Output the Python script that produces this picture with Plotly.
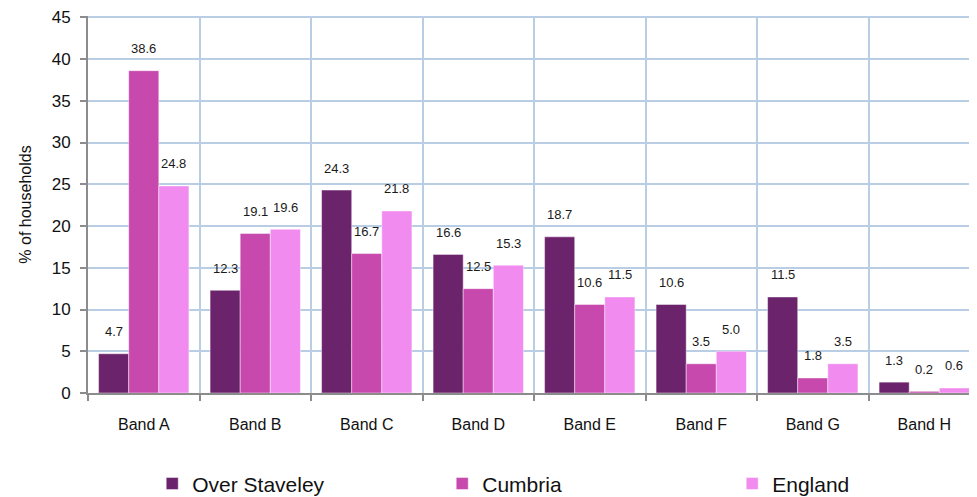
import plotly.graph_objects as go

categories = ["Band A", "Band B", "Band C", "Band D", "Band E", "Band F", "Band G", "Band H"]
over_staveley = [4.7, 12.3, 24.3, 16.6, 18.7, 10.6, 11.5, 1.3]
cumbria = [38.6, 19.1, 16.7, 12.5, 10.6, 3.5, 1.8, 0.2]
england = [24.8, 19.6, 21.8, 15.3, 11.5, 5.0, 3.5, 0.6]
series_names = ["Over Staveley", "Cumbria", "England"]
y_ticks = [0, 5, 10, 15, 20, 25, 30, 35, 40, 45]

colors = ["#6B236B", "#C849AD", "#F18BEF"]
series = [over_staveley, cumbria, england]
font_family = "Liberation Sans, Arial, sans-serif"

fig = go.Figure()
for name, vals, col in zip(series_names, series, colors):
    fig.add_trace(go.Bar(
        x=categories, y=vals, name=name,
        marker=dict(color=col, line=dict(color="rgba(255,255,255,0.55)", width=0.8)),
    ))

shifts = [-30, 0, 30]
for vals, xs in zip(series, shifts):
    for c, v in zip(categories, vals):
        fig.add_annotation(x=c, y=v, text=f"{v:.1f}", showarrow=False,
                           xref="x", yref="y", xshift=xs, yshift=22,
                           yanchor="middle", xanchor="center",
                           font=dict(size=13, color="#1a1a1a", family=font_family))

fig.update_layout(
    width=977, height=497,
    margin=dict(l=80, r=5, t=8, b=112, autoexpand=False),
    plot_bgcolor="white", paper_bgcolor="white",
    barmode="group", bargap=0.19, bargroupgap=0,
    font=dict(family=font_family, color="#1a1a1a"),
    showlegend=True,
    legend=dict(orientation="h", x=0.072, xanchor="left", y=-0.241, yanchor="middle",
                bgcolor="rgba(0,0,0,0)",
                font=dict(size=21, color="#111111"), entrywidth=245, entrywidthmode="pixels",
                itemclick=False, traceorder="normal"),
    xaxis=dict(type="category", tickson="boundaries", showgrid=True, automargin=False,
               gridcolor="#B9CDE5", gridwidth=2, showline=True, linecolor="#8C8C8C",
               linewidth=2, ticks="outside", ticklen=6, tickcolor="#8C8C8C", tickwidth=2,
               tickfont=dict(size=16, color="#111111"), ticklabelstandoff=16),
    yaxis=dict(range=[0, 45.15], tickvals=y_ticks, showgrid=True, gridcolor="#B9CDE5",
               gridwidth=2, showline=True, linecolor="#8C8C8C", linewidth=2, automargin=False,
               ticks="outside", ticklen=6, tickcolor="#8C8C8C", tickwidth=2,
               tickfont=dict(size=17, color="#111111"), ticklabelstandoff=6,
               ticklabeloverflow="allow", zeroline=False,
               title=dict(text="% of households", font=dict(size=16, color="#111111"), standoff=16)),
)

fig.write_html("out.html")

**INSTRUCTION**
Set the lines above down again, word for word, from the first through the one containing "35, 40, 45]"; pictures excluded.

**TASK OUTPUT**
Output the Python script that produces this picture with Plotly.
import plotly.graph_objects as go

categories = ["Band A", "Band B", "Band C", "Band D", "Band E", "Band F", "Band G", "Band H"]
over_staveley = [4.7, 12.3, 24.3, 16.6, 18.7, 10.6, 11.5, 1.3]
cumbria = [38.6, 19.1, 16.7, 12.5, 10.6, 3.5, 1.8, 0.2]
england = [24.8, 19.6, 21.8, 15.3, 11.5, 5.0, 3.5, 0.6]
series_names = ["Over Staveley", "Cumbria", "England"]
y_ticks = [0, 5, 10, 15, 20, 25, 30, 35, 40, 45]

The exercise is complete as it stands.